Jon Turner, managing director at Pen, said: “We’ve pulled back from some of our commercial sectors where pricing has been challenging, and we’ve had a few sizeable losses that we need to react to and make sure we have the risk selection criteria right.
“Over the last couple of years, we have shut down businesses - we’re not afraid to take tough decisions if the sector is going against us or we don’t think we can make our carriers money.
“It’s frustrating because you build a business and then you have to shrink it, but we also know that it’s the right thing to do and we’re fully behind making the changes and making sure we deliver on what we said we were going to do for our carriers.”
Manchester says MUM has also had to take a hit on book size by not lowering pricing to unsustainable levels, but says the upside is that the firm has never struggled at renewing capacity.
Rate rises
But while firms have had to accept some shrinkage and more stringent requirements to secure capacity, there is at least some optimism that things will get easier.
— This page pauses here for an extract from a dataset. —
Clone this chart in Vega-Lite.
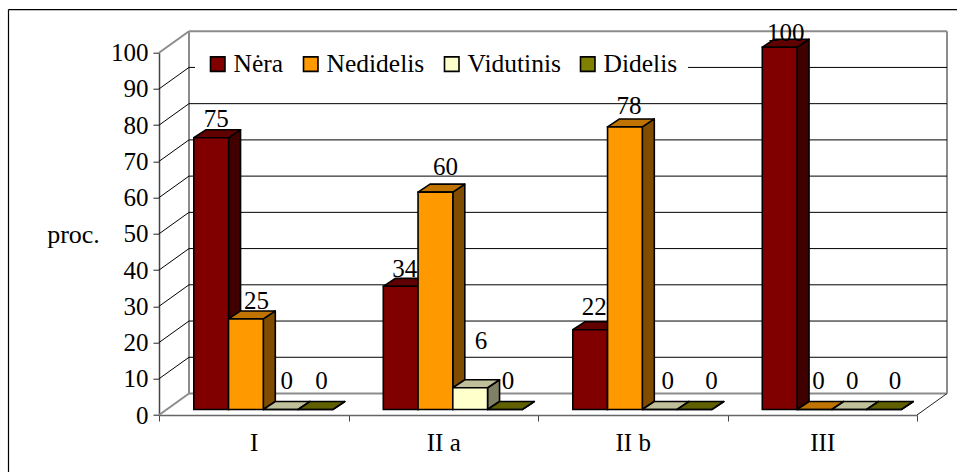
{
  "$schema": "https://vega.github.io/schema/vega-lite/v6.json",
  "width": 758,
  "height": 362.3,
  "padding": {"left": 159, "top": 52.7, "right": 40, "bottom": 57},
  "autosize": {"type": "none"},
  "background": "white",
  "config": {
    "view": {"stroke": null},
    "font": "Liberation Serif",
    "axis": {"labelFont": "Liberation Serif", "titleFont": "Liberation Serif", "labelFontSize": 25, "titleFontSize": 26, "labelColor": "black", "titleColor": "black", "titleFontWeight": "normal"},
    "legend": {"labelFont": "Liberation Serif", "labelFontSize": 25.5, "labelColor": "black"}
  },
  "params": [
    {"name": "slot", "value": 0.1836},
    {"name": "barW", "value": 0.1834},
    {"name": "barDX", "value": 0.0633},
    {"name": "barDY", "value": 2.2},
    {"name": "lift", "value": 1.52},
    {"name": "wallX", "value": 0.1583},
    {"name": "wallY", "value": 5.934}
  ],
  "data": {
    "values": [
      {"category": "I", "series": "Nėra", "value": 75},
      {"category": "I", "series": "Nedidelis", "value": 25},
      {"category": "I", "series": "Vidutinis", "value": 0},
      {"category": "I", "series": "Didelis", "value": 0},
      {"category": "II a", "series": "Nėra", "value": 34},
      {"category": "II a", "series": "Nedidelis", "value": 60},
      {"category": "II a", "series": "Vidutinis", "value": 6},
      {"category": "II a", "series": "Didelis", "value": 0},
      {"category": "II b", "series": "Nėra", "value": 22},
      {"category": "II b", "series": "Nedidelis", "value": 78},
      {"category": "II b", "series": "Vidutinis", "value": 0},
      {"category": "II b", "series": "Didelis", "value": 0},
      {"category": "III", "series": "Nėra", "value": 100},
      {"category": "III", "series": "Nedidelis", "value": 0},
      {"category": "III", "series": "Vidutinis", "value": 0},
      {"category": "III", "series": "Didelis", "value": 0}
    ]
  },
  "transform": [
    {"calculate": "indexof(['I','II a','II b','III'], datum.category)", "as": "cat"},
    {"calculate": "indexof(['Nėra','Nedidelis','Vidutinis','Didelis'], datum.series)", "as": "ser"},
    {"calculate": "datum.category + '|' + datum.series", "as": "key"},
    {"calculate": "datum.cat + slot + datum.ser * barW", "as": "x0"},
    {"calculate": "datum.x0 + barW", "as": "x1"},
    {"calculate": "datum.value + lift", "as": "yt"}
  ],
  "encoding": {
    "x": {
      "field": "px",
      "type": "quantitative",
      "scale": {"domain": [0, 4], "nice": false, "zero": false},
      "axis": {
        "title": null,
        "values": [0, 1, 2, 3, 4],
        "labelExpr": "['I','II a','II b','III',''][datum.value]",
        "labelOffset": 94.75,
        "labelBound": false,
        "labelFlush": false,
        "labelOverlap": false,
        "grid": false,
        "tickSize": 6,
        "tickColor": "#444444",
        "domainColor": "#666666",
        "domainWidth": 1.5,
        "labelPadding": 9
      }
    },
    "y": {
      "field": "py",
      "type": "quantitative",
      "stack": null,
      "scale": {"domain": [0, 100], "nice": false, "zero": false},
      "axis": {
        "title": "proc.",
        "titleAngle": 0,
        "titleX": -86,
        "titleY": 189.3,
        "titleAlign": "center",
        "titleBaseline": "alphabetic",
        "values": [0, 10, 20, 30, 40, 50, 60, 70, 80, 90, 100],
        "grid": false,
        "tickSize": 6,
        "tickColor": "#222222",
        "domainColor": "#444444",
        "domainWidth": 1.5,
        "labelPadding": 5
      }
    }
  },
  "layer": [
    {
      "description": "Outer frame: only its left and top edges fall inside the window.",
      "data": {"values": [{"edge": "left"}, {"edge": "top"}]},
      "transform": [
        {"calculate": "-0.7942", "as": "px"},
        {"calculate": "datum.edge == 'left' ? -0.7942 : 4.25", "as": "px2"},
        {"calculate": "111.9", "as": "py"},
        {"calculate": "datum.edge == 'left' ? -16 : 111.9", "as": "py2"}
      ],
      "mark": {"type": "rule", "stroke": "black", "strokeWidth": 1.2},
      "encoding": {"x2": {"field": "px2"}, "y2": {"field": "py2"}}
    },
    {
      "description": "Grey outline of the box: side wall, back wall and floor.",
      "data": {"values": [{"edge": "floorLeft"}, {"edge": "wallLeftTop"}, {"edge": "backLeft"}, {"edge": "backTop"}, {"edge": "backBottom"}, {"edge": "backRight"}]},
      "transform": [
        {"calculate": "{floorLeft: 0, wallLeftTop: 0, backLeft: wallX, backTop: wallX, backBottom: wallX, backRight: 4 + wallX}[datum.edge]", "as": "px"},
        {"calculate": "{floorLeft: wallX, wallLeftTop: wallX, backLeft: wallX, backTop: 4 + wallX, backBottom: 4 + wallX, backRight: 4 + wallX}[datum.edge]", "as": "px2"},
        {"calculate": "{floorLeft: 0, wallLeftTop: 100, backLeft: wallY, backTop: 100 + wallY, backBottom: wallY, backRight: wallY}[datum.edge]", "as": "py"},
        {"calculate": "{floorLeft: wallY, wallLeftTop: 100 + wallY, backLeft: 100 + wallY, backTop: 100 + wallY, backBottom: wallY, backRight: 100 + wallY}[datum.edge]", "as": "py2"}
      ],
      "mark": {"type": "rule", "stroke": "#8c8c8c", "strokeWidth": 2},
      "encoding": {"x2": {"field": "px2"}, "y2": {"field": "py2"}}
    },
    {
      "description": "Front right corner of the floor.",
      "data": {"values": [{"edge": "floorRight"}]},
      "transform": [
        {"calculate": "4", "as": "px"},
        {"calculate": "4 + wallX", "as": "px2"},
        {"calculate": "0", "as": "py"},
        {"calculate": "wallY", "as": "py2"}
      ],
      "mark": {"type": "rule", "stroke": "#222222", "strokeWidth": 1},
      "encoding": {"x2": {"field": "px2"}, "y2": {"field": "py2"}}
    },
    {
      "description": "Gridlines climbing the side wall.",
      "data": {"values": [{"tick": 10}, {"tick": 20}, {"tick": 30}, {"tick": 40}, {"tick": 50}, {"tick": 60}, {"tick": 70}, {"tick": 80}, {"tick": 90}]},
      "transform": [
        {"calculate": "0", "as": "px"},
        {"calculate": "wallX", "as": "px2"},
        {"calculate": "datum.tick", "as": "py"},
        {"calculate": "datum.tick + wallY", "as": "py2"}
      ],
      "mark": {"type": "rule", "stroke": "black", "strokeWidth": 1},
      "encoding": {"x2": {"field": "px2"}, "y2": {"field": "py2"}}
    },
    {
      "description": "Gridlines across the back wall.",
      "data": {"values": [{"tick": 10}, {"tick": 20}, {"tick": 30}, {"tick": 40}, {"tick": 50}, {"tick": 60}, {"tick": 70}, {"tick": 80}, {"tick": 90}]},
      "transform": [
        {"calculate": "wallX", "as": "px"},
        {"calculate": "4 + wallX", "as": "px2"},
        {"calculate": "datum.tick + wallY", "as": "py"}
      ],
      "mark": {"type": "rule", "stroke": "black", "strokeWidth": 1},
      "encoding": {"x2": {"field": "px2"}}
    },
    {
      "description": "Right-hand faces of the bars.",
      "transform": [
        {"calculate": "[0, 1]", "as": "t"},
        {"flatten": ["t"]},
        {"calculate": "datum.x1 + datum.t * barDX", "as": "px"},
        {"calculate": "datum.yt + datum.t * barDY", "as": "py"},
        {"calculate": "lift + datum.t * barDY", "as": "py2"}
      ],
      "mark": {"type": "area", "orient": "vertical", "stroke": "black", "strokeWidth": 1.6, "strokeJoin": "round"},
      "encoding": {
        "y2": {"field": "py2"},
        "detail": {"field": "key"},
        "fill": {
          "field": "series",
          "scale": {"domain": ["Nėra", "Nedidelis", "Vidutinis", "Didelis"], "range": ["#400000", "#804d00", "#808066", "#404000"]},
          "legend": null
        }
      }
    },
    {
      "description": "Top faces of the bars.",
      "transform": [
        {"calculate": "[0, 1, 2, 3]", "as": "t"},
        {"flatten": ["t"]},
        {"calculate": "[datum.x0, datum.x0 + barDX, datum.x1, datum.x1 + barDX][datum.t]", "as": "px"},
        {"calculate": "datum.yt + [0, barDY, barDY, barDY][datum.t]", "as": "py"},
        {"calculate": "datum.yt + [0, 0, 0, barDY][datum.t]", "as": "py2"}
      ],
      "mark": {"type": "area", "orient": "vertical", "stroke": "black", "strokeWidth": 1.6, "strokeJoin": "round"},
      "encoding": {
        "y2": {"field": "py2"},
        "detail": {"field": "key"},
        "fill": {
          "field": "series",
          "scale": {"domain": ["Nėra", "Nedidelis", "Vidutinis", "Didelis"], "range": ["#600000", "#bf7300", "#bfbf99", "#606000"]},
          "legend": null
        }
      }
    },
    {
      "description": "Front faces of the bars; these carry the legend.",
      "transform": [
        {"calculate": "datum.x0", "as": "px"},
        {"calculate": "datum.x1", "as": "px2"},
        {"calculate": "datum.yt", "as": "py"},
        {"calculate": "lift", "as": "py2"}
      ],
      "mark": {"type": "rect", "stroke": "black", "strokeWidth": 1.6},
      "encoding": {
        "x2": {"field": "px2"},
        "y2": {"field": "py2"},
        "fill": {
          "field": "series",
          "scale": {"domain": ["Nėra", "Nedidelis", "Vidutinis", "Didelis"], "range": ["#800000", "#ff9900", "#ffffcc", "#808000"]},
          "legend": {
            "title": null,
            "orient": "none",
            "direction": "horizontal",
            "columns": 4,
            "legendX": 36,
            "legendY": -11.7,
            "padding": 10,
            "fillColor": "white",
            "symbolType": "square",
            "symbolSize": 210,
            "symbolStrokeColor": "black",
            "symbolStrokeWidth": 1.6,
            "labelOffset": 3,
            "columnPadding": 14
          }
        }
      }
    },
    {
      "description": "Value labels, which sit a little above and right of each bar.",
      "transform": [
        {"calculate": "datum.x0 + barW / 2 + [[5, 10.7, 6, 6], [4, 10, 10.7, 3], [4, 4, 8, 17], [6, 4, 3, 11]][datum.cat][datum.ser] / 189.5", "as": "px"},
        {"calculate": "datum.value + [[4.4, 4.3, 7.3, 7.3], [4.1, 6.2, 12.3, 7.3], [5.5, 5.1, 7.3, 7.3], [3.3, 7.3, 7.3, 7.3]][datum.cat][datum.ser]", "as": "py"}
      ],
      "mark": {"type": "text", "font": "Liberation Serif", "fontSize": 25, "fill": "black", "align": "center", "baseline": "alphabetic"},
      "encoding": {"text": {"field": "value", "type": "quantitative"}}
    }
  ],
  "resolve": {"scale": {"fill": "independent"}}
}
Fiducia also writes marine business, one of the lines most affected by the Lloyd’s review, and while Sheehy has had to change his lead underwriter, he has kept several of his supporting syndicates.
Compared to its competitors Fiducia has performed well and kept most of its original capacity providers, and he said maintaining a low loss ratio and minimising distribution costs has been important.
Looking forward he said rate rises on the underperforming Lloyd’s lines could also encourage capacity providers back into the market next year.
“I suspect it’s probably a good time to start dipping your toe in the water again,” he said. “It would be very brave for them to come in just now because they’ve only just had their business plans approved.
“But it might be that in 2020 the capacity providers may decide they want to get back into classes of business because some of the premiums being charged will be at more realistic levels.”